Взрывы внутри домов мощные, так что вываливаются части стен. Уже когда взяли дом, стало ясно: многие квартиры и лестничные пролеты были заминированы, и боевики, отступая, взрывали их. Подошел старший штурмовой группы, вытер ладонью кровь со лба, закурил, между затяжками рассказывал, что танкисты молодцы, сразу ослепили снайперов. В доме располагался макар мусалахин – штаб боевиков, было много шишани – чеченцев и вообще иргаби – террористов-наемников. Наверняка там есть подземные коммуникации, сейчас зачищают подвалы.

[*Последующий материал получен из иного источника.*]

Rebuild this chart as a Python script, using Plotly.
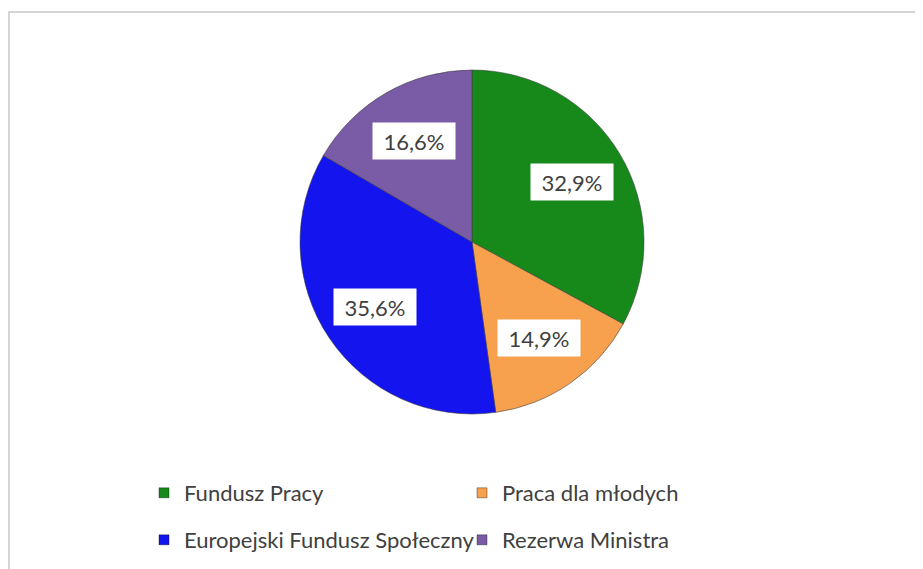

В доме то и дело раздаются короткие очереди – идёт «зачистка», но Марат всё равно тащит нас за собою. Стойкий запах сгоревшего тротила, тут и там лежат трупы, двери квартир распахнуты или висят на одной петле либо вообще валяются на полу. Диваны, кресла и стулья придвинуты к окнам – совсем расслабились, сволочи, барствовали, вот и получили по зубам. Открываю водопроводный кран – на удивление журчит вода. Напор слабенький, но всё-таки вода! Так не бывает, потому что так не должно быть! Города нет, улиц нет, людей нет, а вода есть! В комнатах явно похозяйничали – бандиты есть бандиты. Заметный контраст с домами, которые занимает армия. Точнее, занимает лишь при крайней необходимости, а так старается вообще не заходить в квартиры – максимум подъезды. Они ничего не трогают: посуда в шкафах, книги, консервация, ковры, картины. Сразу понятно, ради кого и чего сражаются. Но таких домов в городе почти нет – только те, которые удалось удержать армии еще до наступления.
Отодвигаю диван от окна, снимаю противоположную часть дома, вспышка частит, и тут же в окне четвертого этажа появляются солдаты и отчаянно кричат мне, размахивая руками. Опускаю фотоаппарат, делаю шаг в сторону, и тут же напротив окна в шкаф впивается пуля. Звон разбитого стекла заглушают автоматные очереди. Пронзает: там же зачистка не окончена и меня с пульсирующей вспышкой приняли за снайпера. Секунда, и улетела бы душа в рай… Почему в рай? Размечтался. Осторожно сползаю по стеночке, на карачках стремительно пересекаю комнату и ныряю в соседнюю. По-барски вальяжно развалившийся на диване Марат покатывается с хохота. Со стороны, наверное, смешно видеть моё скоростное передвижение на четырёх конечностях, зато мне не очень. Плюхаюсь рядом и тут начинается «отходняк» – мелкая дрожь в руках и ногах. Бывает такое зачастую после боя, хотя всё равно как-то неловко перед ребятами. Слава богу, никто не видит, кроме Марата.